The final step of The Work is to turn the stressful thought around to its opposite. In this case, I was able to find where I do have control. And that’s over my work. As a fellow content creator, Poynter echoes this sentiment: “The paradox of our situation is that the easier you are on yourself, the more capacity you have for being creative,” she says.
Find Inspiration in Your Own Words
Journaling and written meditation can help us recenter ourselves throughout our workday, and they can both be helpful in cultivating content marketing mindfulness. “I meditate in the mornings,” Poynter says, “to clear out ancillary thoughts that would pull my focus away from what I need to work on.” She also takes breaks between tasks to check in with herself through a stream of conscious writing meditation, or even some creative writing.
“Just sit, pick a topic, and write whatever comes to mind on it,” Poynter explains. “It’s nice to take a break from the business side of writing to flex your creativity.” Taking time out of her day to be creative boosts her energy and productivity, she says.
Lengelle advocates cultivating mindfulness through poetry. This offers an outlet for coping with trauma and grief — collective feelings as COVID-19 wreaks havoc on our world. Poetry allows you to acknowledge and show reverence for moments of sadness, like hearing about the number of deaths caused by the virus or learning a friend lost their job.
“Instead of cultivating stress, have an authentic feeling about it,” Lengelle says. You don’t have to share your poems — just expressing the thought helps you demonstrate reverence and honor for those affected.
Unleashing these feelings helps us free up our creative bandwidth to spend on doing great work.
A Writing Exercise for Content Marketing Mindfulness
Another source of stress (and writer’s block) are the limits we put on our own creativity and capacity to cope with a crisis. But limits, like the stressful thoughts, can be questioned. “We have more resources internally than we could possibly imagine,” Lengelle says.
Here’s an exercise Lengelle recommends for pushing past our self-established boundaries. Think of someone whose work and spirit you admire. Let’s use Williams Wordsworth as an example. I spent a lot of time in grad school studying his creative philosophy, which posited that the subject of poetry should be the everyday. Think of the difference between The Iliad, which recounts the epic battle at Troy, and this poem, which shows the speaker visiting a vibrant field of daffodils and finding joy in remembering the sight.

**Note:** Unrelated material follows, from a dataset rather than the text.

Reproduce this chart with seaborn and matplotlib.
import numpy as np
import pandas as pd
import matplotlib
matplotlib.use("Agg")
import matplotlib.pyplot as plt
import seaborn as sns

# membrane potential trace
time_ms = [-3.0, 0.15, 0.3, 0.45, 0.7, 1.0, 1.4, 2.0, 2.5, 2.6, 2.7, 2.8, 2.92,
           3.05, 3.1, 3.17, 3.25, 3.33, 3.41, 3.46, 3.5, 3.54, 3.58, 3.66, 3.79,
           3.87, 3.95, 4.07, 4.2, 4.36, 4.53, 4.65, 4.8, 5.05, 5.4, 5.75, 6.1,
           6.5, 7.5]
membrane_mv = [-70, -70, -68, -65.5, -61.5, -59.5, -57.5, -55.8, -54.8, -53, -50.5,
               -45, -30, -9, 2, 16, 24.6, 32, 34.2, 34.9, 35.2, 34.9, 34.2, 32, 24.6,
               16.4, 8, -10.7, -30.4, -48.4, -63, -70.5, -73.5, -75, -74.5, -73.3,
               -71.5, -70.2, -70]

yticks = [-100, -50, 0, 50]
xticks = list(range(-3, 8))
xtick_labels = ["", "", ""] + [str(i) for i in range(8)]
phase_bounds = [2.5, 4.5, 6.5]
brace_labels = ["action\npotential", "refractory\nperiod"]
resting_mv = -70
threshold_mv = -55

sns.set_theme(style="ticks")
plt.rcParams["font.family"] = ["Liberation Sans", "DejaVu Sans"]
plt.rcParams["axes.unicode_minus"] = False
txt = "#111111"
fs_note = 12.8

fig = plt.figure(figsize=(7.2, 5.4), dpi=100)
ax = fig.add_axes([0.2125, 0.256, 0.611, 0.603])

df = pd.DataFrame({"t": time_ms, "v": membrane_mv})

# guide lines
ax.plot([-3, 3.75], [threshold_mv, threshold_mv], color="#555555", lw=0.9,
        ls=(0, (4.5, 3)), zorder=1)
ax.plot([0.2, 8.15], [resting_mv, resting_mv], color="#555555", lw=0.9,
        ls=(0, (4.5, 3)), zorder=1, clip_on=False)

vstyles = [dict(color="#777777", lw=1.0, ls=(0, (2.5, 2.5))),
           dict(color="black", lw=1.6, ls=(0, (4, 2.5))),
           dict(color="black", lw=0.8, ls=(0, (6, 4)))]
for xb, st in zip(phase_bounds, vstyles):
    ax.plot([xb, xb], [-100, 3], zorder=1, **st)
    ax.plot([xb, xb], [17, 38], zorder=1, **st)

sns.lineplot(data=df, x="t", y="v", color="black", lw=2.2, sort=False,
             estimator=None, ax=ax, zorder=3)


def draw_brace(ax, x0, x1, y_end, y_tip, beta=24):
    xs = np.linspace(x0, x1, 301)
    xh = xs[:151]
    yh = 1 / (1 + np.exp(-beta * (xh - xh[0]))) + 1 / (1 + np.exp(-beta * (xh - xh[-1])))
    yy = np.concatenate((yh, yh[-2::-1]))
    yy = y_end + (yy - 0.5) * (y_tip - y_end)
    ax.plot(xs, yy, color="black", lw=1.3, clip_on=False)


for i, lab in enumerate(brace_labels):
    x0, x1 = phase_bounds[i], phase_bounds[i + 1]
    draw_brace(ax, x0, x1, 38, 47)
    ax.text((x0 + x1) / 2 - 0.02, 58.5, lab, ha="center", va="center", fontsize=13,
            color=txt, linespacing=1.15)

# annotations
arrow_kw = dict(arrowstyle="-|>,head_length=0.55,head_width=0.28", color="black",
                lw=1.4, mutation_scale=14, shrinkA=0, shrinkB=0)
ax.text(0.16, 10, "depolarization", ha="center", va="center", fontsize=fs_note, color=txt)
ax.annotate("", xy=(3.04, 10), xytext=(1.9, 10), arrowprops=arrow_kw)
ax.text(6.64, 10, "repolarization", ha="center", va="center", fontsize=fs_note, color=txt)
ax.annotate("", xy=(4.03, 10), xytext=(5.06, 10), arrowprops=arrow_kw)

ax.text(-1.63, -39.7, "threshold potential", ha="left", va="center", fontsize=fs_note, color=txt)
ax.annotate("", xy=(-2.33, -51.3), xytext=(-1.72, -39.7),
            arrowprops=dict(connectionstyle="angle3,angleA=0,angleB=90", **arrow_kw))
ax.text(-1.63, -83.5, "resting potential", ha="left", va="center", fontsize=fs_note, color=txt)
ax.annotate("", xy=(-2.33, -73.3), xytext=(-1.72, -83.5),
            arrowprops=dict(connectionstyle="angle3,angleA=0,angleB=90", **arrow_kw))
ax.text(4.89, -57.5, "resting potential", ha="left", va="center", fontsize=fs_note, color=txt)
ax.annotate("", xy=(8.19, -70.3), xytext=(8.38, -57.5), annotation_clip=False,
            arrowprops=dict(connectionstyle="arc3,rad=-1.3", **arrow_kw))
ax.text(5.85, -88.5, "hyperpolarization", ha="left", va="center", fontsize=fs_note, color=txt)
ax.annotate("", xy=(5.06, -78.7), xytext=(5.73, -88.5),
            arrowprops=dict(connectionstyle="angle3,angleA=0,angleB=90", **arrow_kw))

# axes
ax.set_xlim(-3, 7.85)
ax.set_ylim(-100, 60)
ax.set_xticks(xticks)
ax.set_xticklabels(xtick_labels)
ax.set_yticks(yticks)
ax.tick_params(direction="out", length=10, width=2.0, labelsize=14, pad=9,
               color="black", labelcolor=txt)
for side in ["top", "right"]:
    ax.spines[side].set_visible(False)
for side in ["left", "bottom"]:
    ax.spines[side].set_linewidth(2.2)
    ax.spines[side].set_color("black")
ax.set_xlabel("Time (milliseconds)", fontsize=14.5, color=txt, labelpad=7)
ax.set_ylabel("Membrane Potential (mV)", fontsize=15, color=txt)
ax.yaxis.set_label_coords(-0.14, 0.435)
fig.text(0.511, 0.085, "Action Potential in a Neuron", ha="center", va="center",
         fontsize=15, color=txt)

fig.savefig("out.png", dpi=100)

The profoundness of your responses when you write from someone else’s perspective may surprise you. It allows you to break through the limitations set on your own thoughtfulness. I “asked” the great poet whether the work I do everyday matters in the larger context.
“What you are doing is valuable,” he might say. “Recording and sharing stories of everyday lives during times of turmoil is one of the most important outcomes of any historical moment. Why do you think we’re so fascinated by the ruins of Pompeii?”
But is there a greater purpose? What value am I adding?
“History isn’t only made on battlefields,” my muse continues. “It’s the collection of everyday moments that change the course of time, and providing value where you can does make a difference.”
I’m doing my part to keep the economy moving, and I’m providing value to my clients. I’m staying home to prevent the virus from spreading further. I’m where I should be, doing what I need to do.